Inzwischen sind die Ermittlungen in Gang gekommen. Der mutmaßlich Geschädigte ist der Leipziger Polizei nun „im besagten Sachverhalt bekannt“, wie die LVZ von der Polizeidirektion erfuhr. Auch ein Graffito, das mit der Tat in Zusammenhang stehen könnte, haben die Ermittler entdeckt. „Ob es sich hierbei jedoch um das ursächliche Graffito handelt, kann noch nicht gesagt werden“, hieß es am Mittwoch.

Anfang der Woche hatte es zudem Gerüchte gegeben, das Opfer habe inzwischen bei der Polizei ausgesagt. Das ist nach LVZ-Informationen aber nicht der Fall. Der junge Erwachsene soll in Kontakt mit einer Beratungsstelle für Betroffene rechtsmotivierter und rassistischer Gewalt stehen. Die Ermittlungen dürften sich also noch so lange hinziehen, bis der Teenager eine Aussage macht.

Der Saft e.V. will mit dem Opfer gesprochen haben

In jedem Fall gilt die Aussage des Jungen als entscheidend. Der Tauchaer Saft e.V. selbst will mehrmals mit dem 14-Jährigen gesprochen haben, so bestätigt es ein Vereinsmitglied der LVZ. Der Teenager habe im Gespräch einen „verunsicherten Eindruck“ gemacht, präzisierte er. „Wir waren nicht dabei. Uns sind solche Vorfälle aber nicht fremd, daher erschien uns die Schilderung vorstellbar“, begründeten die Ehrenamtlichen ihren Entschluss, dennoch an die Öffentlichkeit zu gehen. Auch selbst sei der Verein in der Vergangenheit schon ins Visier von Rechten geraten. „Unser Chef wurde als Linksextremist diffamiert und Sticker wurden im gesamten Stadtgebiet verteilt.“

Tauchaer wehren sich gegen Verallgemeinerungen

Der Verein, so hört man in Taucha, hat im Ort nicht überall einen leichten Stand. So ist in den sozialen Netzwerken nach der Veröffentlichung zum Überfall auch zu lesen: Es gehe den Verantwortlichen darum, „Taucha in den Dreck zu ziehen“ – Kommentare wie diese sind kein Einzelfall.

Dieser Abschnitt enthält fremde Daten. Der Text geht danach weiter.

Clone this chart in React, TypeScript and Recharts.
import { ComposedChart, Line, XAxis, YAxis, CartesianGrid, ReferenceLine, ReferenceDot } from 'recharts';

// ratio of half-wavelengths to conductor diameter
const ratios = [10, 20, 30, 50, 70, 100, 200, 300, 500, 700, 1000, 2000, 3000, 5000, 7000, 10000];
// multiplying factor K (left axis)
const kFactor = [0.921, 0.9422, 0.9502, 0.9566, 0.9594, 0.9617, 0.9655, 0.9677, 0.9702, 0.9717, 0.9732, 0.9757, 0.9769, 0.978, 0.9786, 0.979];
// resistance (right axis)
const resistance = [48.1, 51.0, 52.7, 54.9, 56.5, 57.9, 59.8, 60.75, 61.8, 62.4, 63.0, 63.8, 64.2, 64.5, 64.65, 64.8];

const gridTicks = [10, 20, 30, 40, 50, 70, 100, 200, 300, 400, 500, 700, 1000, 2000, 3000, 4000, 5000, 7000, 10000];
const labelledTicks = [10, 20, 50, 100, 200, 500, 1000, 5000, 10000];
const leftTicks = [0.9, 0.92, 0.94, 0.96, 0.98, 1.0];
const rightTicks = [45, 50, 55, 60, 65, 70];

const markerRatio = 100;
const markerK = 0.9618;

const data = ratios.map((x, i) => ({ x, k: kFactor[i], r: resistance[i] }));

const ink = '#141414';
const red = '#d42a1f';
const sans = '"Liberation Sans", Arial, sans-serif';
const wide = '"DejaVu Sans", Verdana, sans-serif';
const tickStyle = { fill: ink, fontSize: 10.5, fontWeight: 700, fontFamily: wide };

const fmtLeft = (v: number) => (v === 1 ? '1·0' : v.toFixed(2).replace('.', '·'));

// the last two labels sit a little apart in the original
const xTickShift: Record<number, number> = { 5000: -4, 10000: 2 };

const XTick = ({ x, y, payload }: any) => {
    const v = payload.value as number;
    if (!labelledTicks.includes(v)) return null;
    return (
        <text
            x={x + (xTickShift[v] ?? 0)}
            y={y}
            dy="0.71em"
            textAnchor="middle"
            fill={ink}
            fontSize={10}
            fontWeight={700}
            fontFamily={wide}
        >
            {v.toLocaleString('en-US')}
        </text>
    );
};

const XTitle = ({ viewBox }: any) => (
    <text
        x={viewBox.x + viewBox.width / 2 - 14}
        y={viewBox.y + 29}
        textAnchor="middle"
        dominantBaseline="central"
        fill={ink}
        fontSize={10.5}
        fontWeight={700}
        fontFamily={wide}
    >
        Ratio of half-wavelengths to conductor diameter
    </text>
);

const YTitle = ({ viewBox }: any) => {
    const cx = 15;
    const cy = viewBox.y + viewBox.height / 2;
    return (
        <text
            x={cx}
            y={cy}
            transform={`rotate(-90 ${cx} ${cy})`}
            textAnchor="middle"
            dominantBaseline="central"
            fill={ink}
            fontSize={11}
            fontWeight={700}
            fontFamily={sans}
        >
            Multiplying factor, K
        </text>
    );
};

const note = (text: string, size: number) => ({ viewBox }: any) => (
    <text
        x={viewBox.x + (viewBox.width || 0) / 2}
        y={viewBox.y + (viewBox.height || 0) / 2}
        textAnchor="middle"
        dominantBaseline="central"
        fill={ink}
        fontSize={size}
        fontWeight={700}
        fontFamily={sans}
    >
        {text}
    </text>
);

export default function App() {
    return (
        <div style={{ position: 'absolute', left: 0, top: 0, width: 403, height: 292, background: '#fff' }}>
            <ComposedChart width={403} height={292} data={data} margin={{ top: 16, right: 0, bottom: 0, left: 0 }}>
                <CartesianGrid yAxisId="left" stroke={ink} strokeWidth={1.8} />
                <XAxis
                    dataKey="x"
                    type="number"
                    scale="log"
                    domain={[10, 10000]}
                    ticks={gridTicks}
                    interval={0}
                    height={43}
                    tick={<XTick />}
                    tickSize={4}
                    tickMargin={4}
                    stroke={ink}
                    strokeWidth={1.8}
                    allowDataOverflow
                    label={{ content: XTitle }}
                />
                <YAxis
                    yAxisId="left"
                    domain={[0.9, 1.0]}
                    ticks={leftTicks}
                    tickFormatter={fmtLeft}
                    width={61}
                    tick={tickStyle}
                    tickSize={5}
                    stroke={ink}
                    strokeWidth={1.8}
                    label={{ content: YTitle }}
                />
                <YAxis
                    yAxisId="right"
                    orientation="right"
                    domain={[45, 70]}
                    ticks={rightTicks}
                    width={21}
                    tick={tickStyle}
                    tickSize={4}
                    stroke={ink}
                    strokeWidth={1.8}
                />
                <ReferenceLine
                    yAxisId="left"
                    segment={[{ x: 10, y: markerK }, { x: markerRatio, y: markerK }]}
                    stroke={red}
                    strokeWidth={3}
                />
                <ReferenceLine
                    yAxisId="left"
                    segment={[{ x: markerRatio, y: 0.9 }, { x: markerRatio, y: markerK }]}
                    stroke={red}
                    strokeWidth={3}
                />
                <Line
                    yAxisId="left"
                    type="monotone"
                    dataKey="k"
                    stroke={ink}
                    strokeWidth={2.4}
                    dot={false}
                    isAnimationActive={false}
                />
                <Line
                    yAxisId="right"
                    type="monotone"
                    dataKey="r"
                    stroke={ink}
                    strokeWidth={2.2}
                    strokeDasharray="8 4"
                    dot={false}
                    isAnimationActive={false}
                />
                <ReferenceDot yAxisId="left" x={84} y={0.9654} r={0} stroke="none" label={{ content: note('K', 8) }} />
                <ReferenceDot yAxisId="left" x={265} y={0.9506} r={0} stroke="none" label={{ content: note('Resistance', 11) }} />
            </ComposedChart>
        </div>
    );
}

Dass man der Stadt ein rechtes Label aufdrücken wolle, weist der Verein scharf zurück. „Es gibt in Taucha auch engagierte Menschen“, sagt das Vereinsmitglied, das sich bereit erklärt hat, mit der LVZ zu sprechen. Der Verein sieht den jüngsten Vorfall indes als „traurigen Höhepunkt einer schon seit mehreren Jahren zu beobachtenden Entwicklung in Taucha“. Genannt wird etwa die Scheibe des ansässigen Almede-Vereins, die schon mehrmals eingeschlagen wurde. Aber auch der Name Benjamin Brinsa fällt: Ihm werden Kontakte in die Neonazi-Szene nachgesagt, auch gilt er als Gesicht des „Imperium Fight Gyms“, einer Kampfsporttrainingsstätte bei Taucha, deren Eröffnung vor zwei Jahren Aufsehen erregt hatte.

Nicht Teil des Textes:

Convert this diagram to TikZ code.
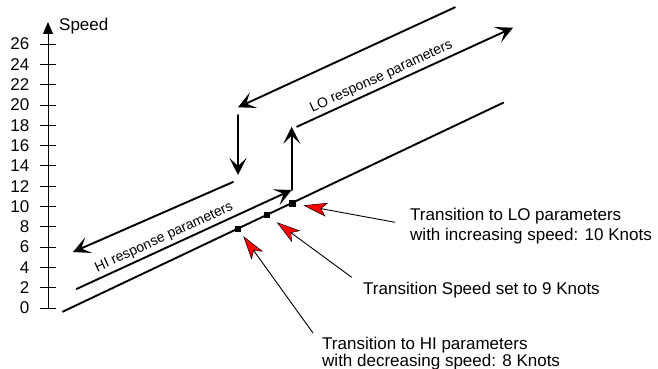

Zum Bild gehöre aber, heißt es in Taucha, dass die Stadt neben Delitzsch in Nordsachsen die einzige gewesen sei, in der die AfD zur letzten Bundestagswahl nicht stärkste Kraft wurde. Und da ist auch der parteilose Bürgermeister Tobias Meier, der bei seinem Einzug ins Rathaus 2015 von Grünen, FDP, SPD und Linken unterstützt wurde – und vor wenigen Wochen in seinem Amt bestätigt wurde.